◆ Set task ◆
All of the data should be output character for character, except the pictures.

── Source excerpt

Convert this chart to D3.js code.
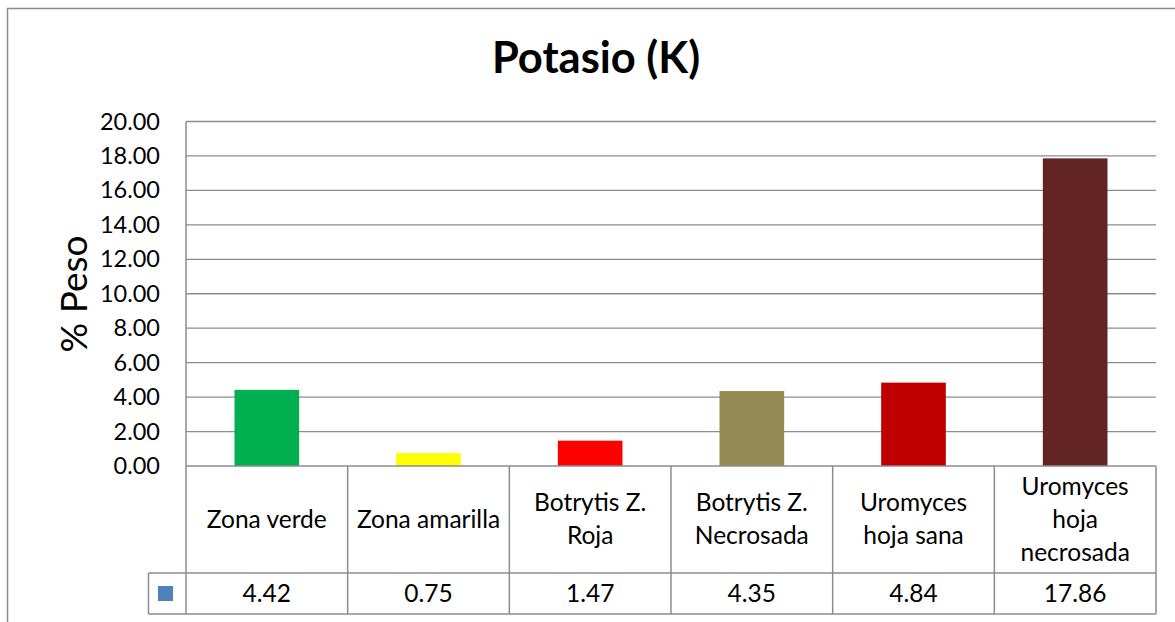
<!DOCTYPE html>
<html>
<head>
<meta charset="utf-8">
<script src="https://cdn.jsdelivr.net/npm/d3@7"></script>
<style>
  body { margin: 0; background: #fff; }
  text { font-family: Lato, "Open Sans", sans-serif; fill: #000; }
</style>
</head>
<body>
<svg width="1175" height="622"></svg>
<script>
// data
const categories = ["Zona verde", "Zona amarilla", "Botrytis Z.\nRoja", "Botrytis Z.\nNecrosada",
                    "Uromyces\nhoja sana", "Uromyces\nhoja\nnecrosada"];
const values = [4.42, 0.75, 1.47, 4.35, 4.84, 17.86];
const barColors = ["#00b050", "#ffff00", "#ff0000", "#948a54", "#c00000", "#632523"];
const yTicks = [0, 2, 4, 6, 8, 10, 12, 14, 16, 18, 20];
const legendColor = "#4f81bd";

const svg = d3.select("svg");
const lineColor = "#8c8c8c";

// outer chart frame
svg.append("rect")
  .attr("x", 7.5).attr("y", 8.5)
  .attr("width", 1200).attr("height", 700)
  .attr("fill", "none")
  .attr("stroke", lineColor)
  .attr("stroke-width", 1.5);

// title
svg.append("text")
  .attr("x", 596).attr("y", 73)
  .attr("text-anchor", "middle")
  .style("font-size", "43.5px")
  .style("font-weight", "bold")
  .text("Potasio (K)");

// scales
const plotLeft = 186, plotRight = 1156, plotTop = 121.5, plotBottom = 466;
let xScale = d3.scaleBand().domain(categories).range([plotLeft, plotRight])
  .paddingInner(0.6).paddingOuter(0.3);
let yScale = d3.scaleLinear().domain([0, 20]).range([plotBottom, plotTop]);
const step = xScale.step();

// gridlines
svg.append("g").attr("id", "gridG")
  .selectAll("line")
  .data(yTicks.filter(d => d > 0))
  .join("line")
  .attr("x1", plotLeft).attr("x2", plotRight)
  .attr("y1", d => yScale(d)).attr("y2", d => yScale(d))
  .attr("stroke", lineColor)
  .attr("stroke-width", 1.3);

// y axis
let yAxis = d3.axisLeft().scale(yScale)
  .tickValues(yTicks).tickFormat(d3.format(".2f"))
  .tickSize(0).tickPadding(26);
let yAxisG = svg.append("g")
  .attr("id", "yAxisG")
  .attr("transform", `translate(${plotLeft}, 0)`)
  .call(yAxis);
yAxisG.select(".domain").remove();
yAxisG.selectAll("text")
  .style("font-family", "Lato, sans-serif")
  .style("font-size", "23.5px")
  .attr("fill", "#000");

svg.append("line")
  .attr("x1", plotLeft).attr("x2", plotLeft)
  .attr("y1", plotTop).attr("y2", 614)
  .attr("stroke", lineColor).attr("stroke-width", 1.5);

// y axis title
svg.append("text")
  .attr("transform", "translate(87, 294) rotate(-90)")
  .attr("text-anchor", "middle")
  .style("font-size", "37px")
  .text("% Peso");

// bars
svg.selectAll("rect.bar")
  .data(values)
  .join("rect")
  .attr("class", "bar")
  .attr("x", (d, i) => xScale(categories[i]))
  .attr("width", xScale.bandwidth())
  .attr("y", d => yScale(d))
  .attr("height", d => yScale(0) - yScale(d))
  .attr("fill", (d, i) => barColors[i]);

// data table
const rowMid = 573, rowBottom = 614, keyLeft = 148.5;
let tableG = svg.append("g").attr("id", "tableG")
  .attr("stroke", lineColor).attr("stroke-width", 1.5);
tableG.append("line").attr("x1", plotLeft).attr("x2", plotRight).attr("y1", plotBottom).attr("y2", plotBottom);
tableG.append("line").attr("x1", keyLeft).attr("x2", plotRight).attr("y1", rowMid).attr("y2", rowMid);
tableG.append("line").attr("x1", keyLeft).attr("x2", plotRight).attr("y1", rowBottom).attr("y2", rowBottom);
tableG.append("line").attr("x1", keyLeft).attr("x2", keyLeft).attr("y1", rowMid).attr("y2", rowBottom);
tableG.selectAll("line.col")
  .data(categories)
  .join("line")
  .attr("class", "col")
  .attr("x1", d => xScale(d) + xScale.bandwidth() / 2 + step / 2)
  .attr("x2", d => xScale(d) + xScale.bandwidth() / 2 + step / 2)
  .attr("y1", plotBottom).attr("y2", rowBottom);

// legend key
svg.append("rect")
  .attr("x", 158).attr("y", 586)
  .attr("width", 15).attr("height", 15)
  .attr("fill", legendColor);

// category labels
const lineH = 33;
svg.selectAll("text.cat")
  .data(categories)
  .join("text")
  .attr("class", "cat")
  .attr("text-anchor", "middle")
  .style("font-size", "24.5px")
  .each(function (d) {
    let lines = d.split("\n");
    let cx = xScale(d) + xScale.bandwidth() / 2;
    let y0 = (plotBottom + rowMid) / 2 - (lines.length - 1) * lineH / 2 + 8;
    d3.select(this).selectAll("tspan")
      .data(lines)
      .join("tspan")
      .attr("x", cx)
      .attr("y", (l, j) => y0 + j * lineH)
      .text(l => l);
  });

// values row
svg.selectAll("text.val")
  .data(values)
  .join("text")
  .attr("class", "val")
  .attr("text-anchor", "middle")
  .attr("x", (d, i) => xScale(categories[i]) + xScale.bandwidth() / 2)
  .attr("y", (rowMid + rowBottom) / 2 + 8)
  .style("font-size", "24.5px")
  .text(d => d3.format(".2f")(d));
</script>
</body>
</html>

────

◆ Answer for this exercise ◆
Convert this chart to D3.js code.
<!DOCTYPE html>
<html>
<head>
<meta charset="utf-8">
<script src="https://cdn.jsdelivr.net/npm/d3@7"></script>
<style>
  body { margin: 0; background: #fff; }
  text { font-family: Lato, "Open Sans", sans-serif; fill: #000; }
</style>
</head>
<body>
<svg width="1175" height="622"></svg>
<script>
// data
const categories = ["Zona verde", "Zona amarilla", "Botrytis Z.\nRoja", "Botrytis Z.\nNecrosada",
                    "Uromyces\nhoja sana", "Uromyces\nhoja\nnecrosada"];
const values = [4.42, 0.75, 1.47, 4.35, 4.84, 17.86];
const barColors = ["#00b050", "#ffff00", "#ff0000", "#948a54", "#c00000", "#632523"];
const yTicks = [0, 2, 4, 6, 8, 10, 12, 14, 16, 18, 20];
const legendColor = "#4f81bd";

const svg = d3.select("svg");
const lineColor = "#8c8c8c";

// outer chart frame
svg.append("rect")
  .attr("x", 7.5).attr("y", 8.5)
  .attr("width", 1200).attr("height", 700)
  .attr("fill", "none")
  .attr("stroke", lineColor)
  .attr("stroke-width", 1.5);

// title
svg.append("text")
  .attr("x", 596).attr("y", 73)
  .attr("text-anchor", "middle")
  .style("font-size", "43.5px")
  .style("font-weight", "bold")
  .text("Potasio (K)");

// scales
const plotLeft = 186, plotRight = 1156, plotTop = 121.5, plotBottom = 466;
let xScale = d3.scaleBand().domain(categories).range([plotLeft, plotRight])
  .paddingInner(0.6).paddingOuter(0.3);
let yScale = d3.scaleLinear().domain([0, 20]).range([plotBottom, plotTop]);
const step = xScale.step();

// gridlines
svg.append("g").attr("id", "gridG")
  .selectAll("line")
  .data(yTicks.filter(d => d > 0))
  .join("line")
  .attr("x1", plotLeft).attr("x2", plotRight)
  .attr("y1", d => yScale(d)).attr("y2", d => yScale(d))
  .attr("stroke", lineColor)
  .attr("stroke-width", 1.3);

// y axis
let yAxis = d3.axisLeft().scale(yScale)
  .tickValues(yTicks).tickFormat(d3.format(".2f"))
  .tickSize(0).tickPadding(26);
let yAxisG = svg.append("g")
  .attr("id", "yAxisG")
  .attr("transform", `translate(${plotLeft}, 0)`)
  .call(yAxis);
yAxisG.select(".domain").remove();
yAxisG.selectAll("text")
  .style("font-family", "Lato, sans-serif")
  .style("font-size", "23.5px")
  .attr("fill", "#000");

svg.append("line")
  .attr("x1", plotLeft).attr("x2", plotLeft)
  .attr("y1", plotTop).attr("y2", 614)
  .attr("stroke", lineColor).attr("stroke-width", 1.5);

// y axis title
svg.append("text")
  .attr("transform", "translate(87, 294) rotate(-90)")
  .attr("text-anchor", "middle")
  .style("font-size", "37px")
  .text("% Peso");

// bars
svg.selectAll("rect.bar")
  .data(values)
  .join("rect")
  .attr("class", "bar")
  .attr("x", (d, i) => xScale(categories[i]))
  .attr("width", xScale.bandwidth())
  .attr("y", d => yScale(d))
  .attr("height", d => yScale(0) - yScale(d))
  .attr("fill", (d, i) => barColors[i]);

// data table
const rowMid = 573, rowBottom = 614, keyLeft = 148.5;
let tableG = svg.append("g").attr("id", "tableG")
  .attr("stroke", lineColor).attr("stroke-width", 1.5);
tableG.append("line").attr("x1", plotLeft).attr("x2", plotRight).attr("y1", plotBottom).attr("y2", plotBottom);
tableG.append("line").attr("x1", keyLeft).attr("x2", plotRight).attr("y1", rowMid).attr("y2", rowMid);
tableG.append("line").attr("x1", keyLeft).attr("x2", plotRight).attr("y1", rowBottom).attr("y2", rowBottom);
tableG.append("line").attr("x1", keyLeft).attr("x2", keyLeft).attr("y1", rowMid).attr("y2", rowBottom);
tableG.selectAll("line.col")
  .data(categories)
  .join("line")
  .attr("class", "col")
  .attr("x1", d => xScale(d) + xScale.bandwidth() / 2 + step / 2)
  .attr("x2", d => xScale(d) + xScale.bandwidth() / 2 + step / 2)
  .attr("y1", plotBottom).attr("y2", rowBottom);

// legend key
svg.append("rect")
  .attr("x", 158).attr("y", 586)
  .attr("width", 15).attr("height", 15)
  .attr("fill", legendColor);

// category labels
const lineH = 33;
svg.selectAll("text.cat")
  .data(categories)
  .join("text")
  .attr("class", "cat")
  .attr("text-anchor", "middle")
  .style("font-size", "24.5px")
  .each(function (d) {
    let lines = d.split("\n");
    let cx = xScale(d) + xScale.bandwidth() / 2;
    let y0 = (plotBottom + rowMid) / 2 - (lines.length - 1) * lineH / 2 + 8;
    d3.select(this).selectAll("tspan")
      .data(lines)
      .join("tspan")
      .attr("x", cx)
      .attr("y", (l, j) => y0 + j * lineH)
      .text(l => l);
  });

// values row
svg.selectAll("text.val")
  .data(values)
  .join("text")
  .attr("class", "val")
  .attr("text-anchor", "middle")
  .attr("x", (d, i) => xScale(categories[i]) + xScale.bandwidth() / 2)
  .attr("y", (rowMid + rowBottom) / 2 + 8)
  .style("font-size", "24.5px")
  .text(d => d3.format(".2f")(d));
</script>
</body>
</html>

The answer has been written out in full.